WORKING DATA –
(begin)
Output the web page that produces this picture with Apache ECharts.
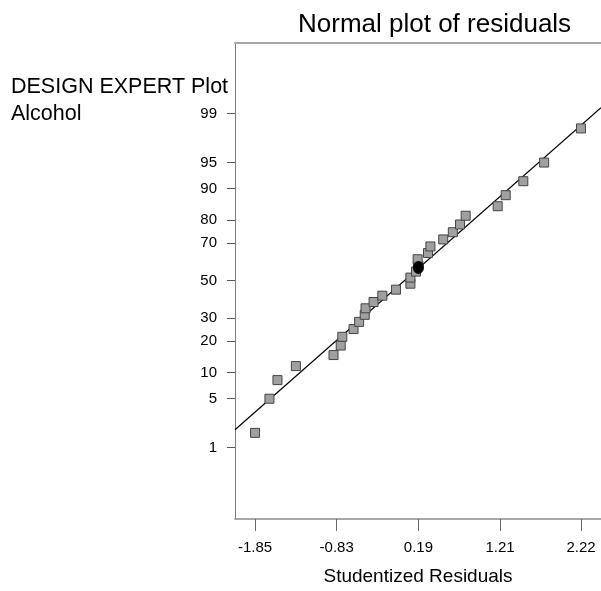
<!DOCTYPE html>
<html>
<head>
<meta charset="utf-8">
<script src="https://cdn.jsdelivr.net/npm/echarts@6/dist/echarts.min.js"></script>
<style>
html,body{margin:0;padding:0;background:#fff;}
#chart{width:601px;height:591px;}
</style>
</head>
<body>
<div id="chart"></div>
<script>
// ---- data ----
const residuals = [-1.85, -1.67, -1.57, -1.34, -0.87, -0.78, -0.76, -0.62, -0.55, -0.48,
                   -0.47, -0.37, -0.26, -0.09, 0.09, 0.09, 0.16, 0.19, 0.18, 0.31,
                   0.34, 0.50, 0.62, 0.71, 0.78, 1.18, 1.28, 1.50, 1.76, 2.22];
const probability = [1.7, 5, 8.3, 11.7, 15, 18.3, 21.7, 25, 28.3, 31.7,
                     35, 38.3, 41.7, 45, 48.3, 51.7, 55, 58.3, 61.7, 65,
                     68.3, 71.7, 75, 78.3, 81.7, 85, 88.3, 91.7, 95, 98.3];
const highlightedResidual = [0.19];
const highlightedProbability = [57.3];
const lineResiduals = [-2.10, 2.47];
const lineProbability = [1.89, 99.2];
const xTickLabels = [-1.85, -0.83, 0.19, 1.21, 2.22];
const yTickLabels = [1, 5, 10, 20, 30, 50, 70, 80, 90, 95, 99];

// ---- normal probability scale (inverse normal CDF, Acklam) ----
function probit(p) {
  const a = [-3.969683028665376e+01, 2.209460984245205e+02, -2.759285104469687e+02,
             1.383577518672690e+02, -3.066479806614716e+01, 2.506628277459239e+00];
  const b = [-5.447609879822406e+01, 1.615858368580409e+02, -1.556989798598866e+02,
             6.680131188771972e+01, -1.328068155288572e+01];
  const c = [-7.784894002430293e-03, -3.223964580411365e-01, -2.400758277161838e+00,
             -2.549732539343734e+00, 4.374664141464968e+00, 2.938163982698783e+00];
  const d = [7.784695709041462e-03, 3.224671290700398e-01, 2.445134137142996e+00,
             3.754408661907416e+00];
  const pl = 0.02425, ph = 1 - pl;
  let q, r;
  if (p < pl) {
    q = Math.sqrt(-2 * Math.log(p));
    return (((((c[0]*q+c[1])*q+c[2])*q+c[3])*q+c[4])*q+c[5]) /
           ((((d[0]*q+d[1])*q+d[2])*q+d[3])*q+1);
  } else if (p <= ph) {
    q = p - 0.5; r = q * q;
    return (((((a[0]*r+a[1])*r+a[2])*r+a[3])*r+a[4])*r+a[5])*q /
           (((((b[0]*r+b[1])*r+b[2])*r+b[3])*r+b[4])*r+1);
  } else {
    q = Math.sqrt(-2 * Math.log(1 - p));
    return -(((((c[0]*q+c[1])*q+c[2])*q+c[3])*q+c[4])*q+c[5]) /
            ((((d[0]*q+d[1])*q+d[2])*q+d[3])*q+1);
  }
}
const z = pct => probit(pct / 100);

const pointData = residuals.map((r, i) => [r, z(probability[i])]);
const circleData = highlightedResidual.map((r, i) => [r, z(highlightedProbability[i])]);
const lineData = lineResiduals.map((r, i) => [r, z(lineProbability[i])]);
const yTickZ = yTickLabels.map(z);

const FONT = '"Liberation Sans", Arial, sans-serif';
const chart = echarts.init(document.getElementById('chart'), null, {renderer: 'canvas'});
chart.setOption({
  animation: false,
  backgroundColor: '#fff',
  title: [
    {text: 'Normal plot of residuals', left: 298, top: 12, padding: 0,
     textStyle: {fontFamily: FONT, fontSize: 26, fontWeight: 'normal', color: '#000'}},
    {text: 'DESIGN EXPERT Plot', left: 11, top: 76, padding: 0,
     textStyle: {fontFamily: FONT, fontSize: 21.5, fontWeight: 'normal', color: '#000'}},
    {text: 'Alcohol', left: 11, top: 103, padding: 0,
     textStyle: {fontFamily: FONT, fontSize: 21.5, fontWeight: 'normal', color: '#000'}}
  ],
  grid: {left: 235, right: 0, top: 43, bottom: 68, containLabel: false},
  xAxis: [{
    type: 'value', min: -2.10, max: 2.47, position: 'bottom',
    name: 'Studentized Residuals', nameLocation: 'middle', nameGap: 48,
    nameTextStyle: {fontFamily: FONT, fontSize: 19, color: '#000'},
    axisLine: {show: true, onZero: false, lineStyle: {color: '#8a8a8a', width: 1.5}},
    axisTick: {show: true, length: 12, customValues: xTickLabels, lineStyle: {color: '#666'}},
    axisLabel: {customValues: xTickLabels, margin: 21, fontFamily: FONT, fontSize: 15, color: '#000',
                formatter: v => v.toFixed(2)},
    splitLine: {show: false}
  }, {
    type: 'value', position: 'top', min: -2.10, max: 2.47,
    axisLine: {show: true, onZero: false, lineStyle: {color: '#a8a8a8', width: 2}},
    axisTick: {show: false}, axisLabel: {show: false}, splitLine: {show: false}
  }],
  yAxis: {
    type: 'value', min: -3.32, max: 3.31,
    axisLine: {show: true, onZero: false, lineStyle: {color: '#7a7a7a', width: 1}},
    axisTick: {show: true, length: 8, customValues: yTickZ, lineStyle: {color: '#555', width: 1}},
    axisLabel: {customValues: yTickZ, margin: 18, fontFamily: FONT, fontSize: 15, color: '#000',
      formatter: v => {
        let best = 0;
        yTickZ.forEach((t, i) => { if (Math.abs(t - v) < Math.abs(yTickZ[best] - v)) best = i; });
        return String(yTickLabels[best]);
      }},
    splitLine: {show: false}
  },
  series: [
    {type: 'line', data: lineData, symbol: 'none', silent: true,
     lineStyle: {color: '#000', width: 1.2}, z: 2},
    {type: 'scatter', data: pointData, symbol: 'rect', symbolSize: 9,
     itemStyle: {color: '#a0a0a0', borderColor: '#444', borderWidth: 1, opacity: 1}, z: 3},
    {type: 'scatter', data: circleData, symbol: 'circle', symbolSize: [11, 13],
     itemStyle: {color: '#000', opacity: 1}, z: 4}
  ]
});
</script>
</body>
</html>
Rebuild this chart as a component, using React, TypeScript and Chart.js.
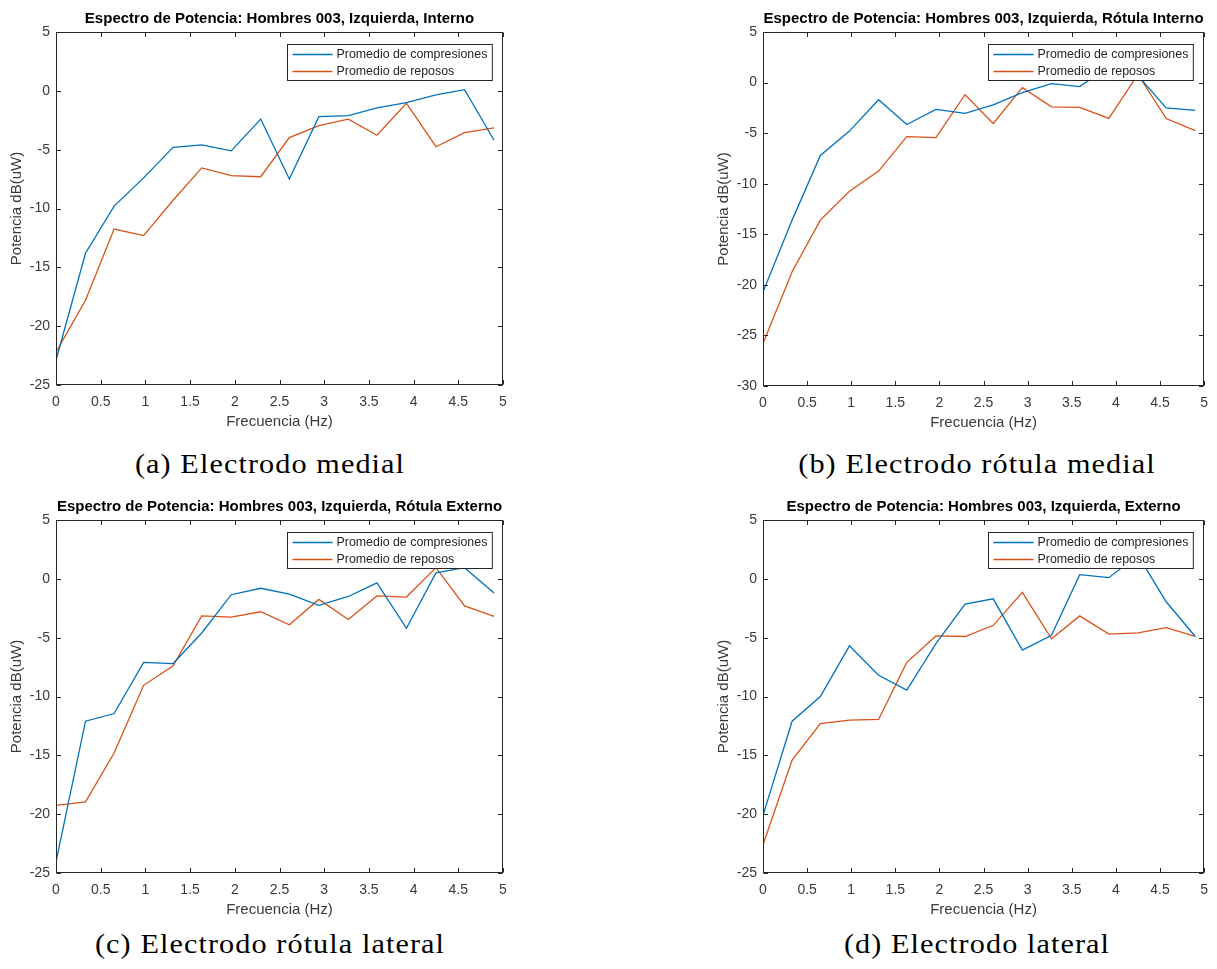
import React, { useEffect, useRef } from "react";
import { Chart, registerables } from "chart.js";

Chart.register(...registerables);

// Frequency bins (Hz)
const freqHz = [0, 0.33, 0.65, 0.98, 1.31, 1.63, 1.96, 2.29, 2.61, 2.94, 3.27, 3.59, 3.92, 4.25, 4.57, 4.9];

// (a) Electrodo medial
const medialCompresiones = [-22.9, -13.8, -9.8, -7.4, -4.8, -4.6, -5.1, -2.4, -7.5, -2.2, -2.1, -1.45, -1.0, -0.35, 0.1, -4.2];
const medialReposos = [-22.2, -17.8, -11.75, -12.3, -9.3, -6.55, -7.2, -7.3, -3.97, -2.95, -2.4, -3.77, -1.05, -4.75, -3.55, -3.15];

// (b) Electrodo rótula medial
const rotulaMedialCompresiones = [-20.7, -13.6, -7.2, -4.8, -1.7, -4.15, -2.65, -3.05, -2.2, -1.0, -0.1, -0.4, 1.6, 0.7, -2.5, -2.75];
const rotulaMedialReposos = [-25.8, -18.7, -13.6, -10.75, -8.75, -5.35, -5.45, -1.2, -4.05, -0.5, -2.4, -2.45, -3.55, 0.8, -3.55, -4.75];

// (c) Electrodo rótula lateral
const rotulaLateralCompresiones = [-24.05, -12.1, -11.45, -7.1, -7.2, -4.6, -1.35, -0.8, -1.3, -2.25, -1.5, -0.35, -4.2, 0.5, 0.95, -1.2];
const rotulaLateralReposos = [-19.25, -18.95, -14.8, -9.05, -7.4, -3.15, -3.25, -2.8, -3.9, -1.75, -3.45, -1.45, -1.55, 0.95, -2.3, -3.2];

// (d) Electrodo lateral
const lateralCompresiones = [-20.1, -12.1, -10.0, -5.7, -8.2, -9.45, -5.5, -2.15, -1.7, -6.05, -4.8, 0.35, 0.1, 2.0, -1.95, -4.9];
const lateralReposos = [-22.6, -15.4, -12.3, -12.0, -11.95, -7.1, -4.85, -4.9, -3.95, -1.15, -5.1, -3.15, -4.7, -4.6, -4.15, -4.9];

// Axis ticks
const xTickValues = [0, 0.5, 1, 1.5, 2, 2.5, 3, 3.5, 4, 4.5, 5];
const yTicks25 = [-25, -20, -15, -10, -5, 0, 5];
const yTicks30 = [-30, -25, -20, -15, -10, -5, 0, 5];

const seriesLabels = ["Promedio de compresiones", "Promedio de reposos"];
const titles = [
  "Espectro de Potencia: Hombres 003, Izquierda, Interno",
  "Espectro de Potencia: Hombres 003, Izquierda, Rótula Interno",
  "Espectro de Potencia: Hombres 003, Izquierda, Rótula Externo",
  "Espectro de Potencia: Hombres 003, Izquierda, Externo",
];
const captions = [
  "(a) Electrodo medial",
  "(b) Electrodo rótula medial",
  "(c) Electrodo rótula lateral",
  "(d) Electrodo lateral",
];

const BLUE = "#0072BD";
const ORANGE = "#D95319";
const AXIS_COLOR = "#262626";
const TEXT_COLOR = "#3a3a3a";
const SANS = '"Liberation Sans", Arial, Helvetica, sans-serif';

// Box, inward tick marks and an in-axes legend, drawn over the lines
const axesFrame = {
  id: "axesFrame",
  afterDatasetsDraw(chart: any) {
    const { ctx, chartArea: a, scales } = chart;
    const L = Math.round(a.left) + 0.5;
    const R = Math.round(a.right) - 0.5;
    const T = Math.round(a.top) + 0.5;
    const B = Math.round(a.bottom) - 0.5;
    ctx.save();
    ctx.strokeStyle = AXIS_COLOR;
    ctx.lineWidth = 1;
    ctx.strokeRect(L, T, R - L, B - T);
    const len = 4.5;
    ctx.beginPath();
    scales.x.ticks.forEach((t: any) => {
      const px = Math.round(scales.x.getPixelForValue(t.value)) + 0.5;
      ctx.moveTo(px, B);
      ctx.lineTo(px, B - len);
      ctx.moveTo(px, T);
      ctx.lineTo(px, T + len);
    });
    scales.y.ticks.forEach((t: any) => {
      const py = Math.round(scales.y.getPixelForValue(t.value)) + 0.5;
      ctx.moveTo(L, py);
      ctx.lineTo(L + len, py);
      ctx.moveTo(R, py);
      ctx.lineTo(R - len, py);
    });
    ctx.stroke();

    // legend
    ctx.font = `12.4px ${SANS}`;
    const ds = chart.data.datasets;
    const textW = Math.max(...ds.map((d: any) => ctx.measureText(d.label).width));
    const lineLen = 40;
    const w = 5 + lineLen + 4 + textW + 5;
    const h = 36;
    const bx = Math.round(R - 11 - w) + 0.5;
    const by = Math.round(T + 11) + 0.5;
    ctx.fillStyle = "#ffffff";
    ctx.fillRect(bx, by, w, h);
    ctx.strokeStyle = AXIS_COLOR;
    ctx.lineWidth = 1;
    ctx.strokeRect(bx, by, w, h);
    ds.forEach((d: any, i: number) => {
      const cy = by + 10 + i * 17;
      ctx.strokeStyle = d.borderColor;
      ctx.lineWidth = d.borderWidth;
      ctx.beginPath();
      ctx.moveTo(bx + 5, cy);
      ctx.lineTo(bx + 5 + lineLen, cy);
      ctx.stroke();
      ctx.fillStyle = "#262626";
      ctx.textBaseline = "middle";
      ctx.textAlign = "left";
      ctx.fillText(d.label, bx + 5 + lineLen + 4, cy + 0.5);
    });
    ctx.restore();
  },
};

type Panel = {
  title: string;
  comp: number[];
  rest: number[];
  yTicks: number[];
  left: number;
  top: number;
  width: number;
  height: number;
  padRight: number;
};

const panels: Panel[] = [
  { title: titles[0], comp: medialCompresiones, rest: medialReposos, yTicks: yTicks25, left: 0, top: 0, width: 520, height: 440, padRight: 17 },
  { title: titles[1], comp: rotulaMedialCompresiones, rest: rotulaMedialReposos, yTicks: yTicks30, left: 707, top: 0, width: 510, height: 441, padRight: 7 },
  { title: titles[2], comp: rotulaLateralCompresiones, rest: rotulaLateralReposos, yTicks: yTicks25, left: 0, top: 488, width: 520, height: 440, padRight: 17 },
  { title: titles[3], comp: lateralCompresiones, rest: lateralReposos, yTicks: yTicks25, left: 707, top: 488, width: 510, height: 440, padRight: 7 },
];

function buildConfig(p: Panel): any {
  const toPoints = (ys: number[]) => freqHz.map((x, i) => ({ x, y: ys[i] }));
  return {
    type: "line",
    data: {
      datasets: [
        { label: seriesLabels[0], data: toPoints(p.comp), borderColor: BLUE, borderWidth: 1.3, pointRadius: 0, tension: 0, fill: false },
        { label: seriesLabels[1], data: toPoints(p.rest), borderColor: ORANGE, borderWidth: 1.3, pointRadius: 0, tension: 0, fill: false },
      ],
    },
    options: {
      animation: false,
      responsive: false,
      events: [],
      layout: { padding: { left: 0, right: p.padRight, top: 0, bottom: 0 } },
      plugins: {
        legend: { display: false },
        tooltip: { enabled: false },
        title: {
          display: true,
          fullSize: false,
          text: p.title,
          color: "#000000",
          font: { family: SANS, size: 15, weight: "bold" },
          padding: { top: 10, bottom: 4 },
        },
      },
      scales: {
        x: {
          type: "linear",
          min: 0,
          max: 5,
          afterBuildTicks: (s: any) => {
            s.ticks = xTickValues.map((v) => ({ value: v }));
          },
          grid: { display: false, drawTicks: false },
          border: { display: false },
          ticks: {
            color: TEXT_COLOR,
            font: { family: SANS, size: 14 },
            padding: 9,
            maxRotation: 0,
            autoSkip: false,
            callback: (v: any) => String(v),
          },
          title: {
            display: true,
            text: "Frecuencia (Hz)",
            color: TEXT_COLOR,
            font: { family: SANS, size: 15 },
            padding: { top: 0, bottom: 9 },
          },
          afterFit: (s: any) => {
            s.height = 55;
          },
        },
        y: {
          type: "linear",
          min: p.yTicks[0],
          max: p.yTicks[p.yTicks.length - 1],
          afterBuildTicks: (s: any) => {
            s.ticks = p.yTicks.map((v) => ({ value: v }));
          },
          grid: { display: false, drawTicks: false },
          border: { display: false },
          ticks: {
            color: TEXT_COLOR,
            font: { family: SANS, size: 14 },
            padding: 6,
            autoSkip: false,
            callback: (v: any) => String(v),
          },
          title: {
            display: true,
            text: "Potencia dB(uW)",
            color: TEXT_COLOR,
            font: { family: SANS, size: 15 },
            padding: { top: 8, bottom: 0 },
          },
          afterFit: (s: any) => {
            s.width = 56;
          },
        },
      },
    },
    plugins: [axesFrame],
  };
}

function SpectrumChart({ panel }: { panel: Panel }) {
  const ref = useRef<HTMLCanvasElement | null>(null);
  useEffect(() => {
    if (!ref.current) return;
    const chart = new Chart(ref.current, buildConfig(panel));
    return () => chart.destroy();
  }, [panel]);
  return (
    <canvas
      ref={ref}
      width={panel.width}
      height={panel.height}
      style={{ position: "absolute", left: panel.left, top: panel.top, width: panel.width, height: panel.height }}
    />
  );
}

const captionPos = [
  { cx: 270, top: 448 },
  { cx: 977, top: 448 },
  { cx: 270, top: 928 },
  { cx: 977, top: 928 },
];

export default function App() {
  return (
    <div style={{ position: "absolute", left: 0, top: 0, width: 1217, height: 969, background: "#ffffff", overflow: "hidden" }}>
      {panels.map((p, i) => (
        <SpectrumChart key={i} panel={p} />
      ))}
      {captions.map((c, i) => (
        <div
          key={c}
          style={{
            position: "absolute",
            left: captionPos[i].cx - 250,
            top: captionPos[i].top,
            width: 500,
            textAlign: "center",
            fontFamily: '"Liberation Serif", "Times New Roman", serif',
            fontSize: 28,
            lineHeight: "32px",
            letterSpacing: "1px",
            color: "#000000",
            transform: "scaleX(1.08)",
            whiteSpace: "nowrap",
          }}
        >
          {c}
        </div>
      ))}
    </div>
  );
}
(end)
EXERCISE OBJECTIVE – Reproduce nothing but the lines from the one with "Rebuild this chart" to the one with "0.8, -3.55, -4.75];", both lines included, and keep every picture out of the copy.

IN RESPONSE –
Rebuild this chart as a component, using React, TypeScript and Chart.js.
import React, { useEffect, useRef } from "react";
import { Chart, registerables } from "chart.js";

Chart.register(...registerables);

// Frequency bins (Hz)
const freqHz = [0, 0.33, 0.65, 0.98, 1.31, 1.63, 1.96, 2.29, 2.61, 2.94, 3.27, 3.59, 3.92, 4.25, 4.57, 4.9];

// (a) Electrodo medial
const medialCompresiones = [-22.9, -13.8, -9.8, -7.4, -4.8, -4.6, -5.1, -2.4, -7.5, -2.2, -2.1, -1.45, -1.0, -0.35, 0.1, -4.2];
const medialReposos = [-22.2, -17.8, -11.75, -12.3, -9.3, -6.55, -7.2, -7.3, -3.97, -2.95, -2.4, -3.77, -1.05, -4.75, -3.55, -3.15];

// (b) Electrodo rótula medial
const rotulaMedialCompresiones = [-20.7, -13.6, -7.2, -4.8, -1.7, -4.15, -2.65, -3.05, -2.2, -1.0, -0.1, -0.4, 1.6, 0.7, -2.5, -2.75];
const rotulaMedialReposos = [-25.8, -18.7, -13.6, -10.75, -8.75, -5.35, -5.45, -1.2, -4.05, -0.5, -2.4, -2.45, -3.55, 0.8, -3.55, -4.75];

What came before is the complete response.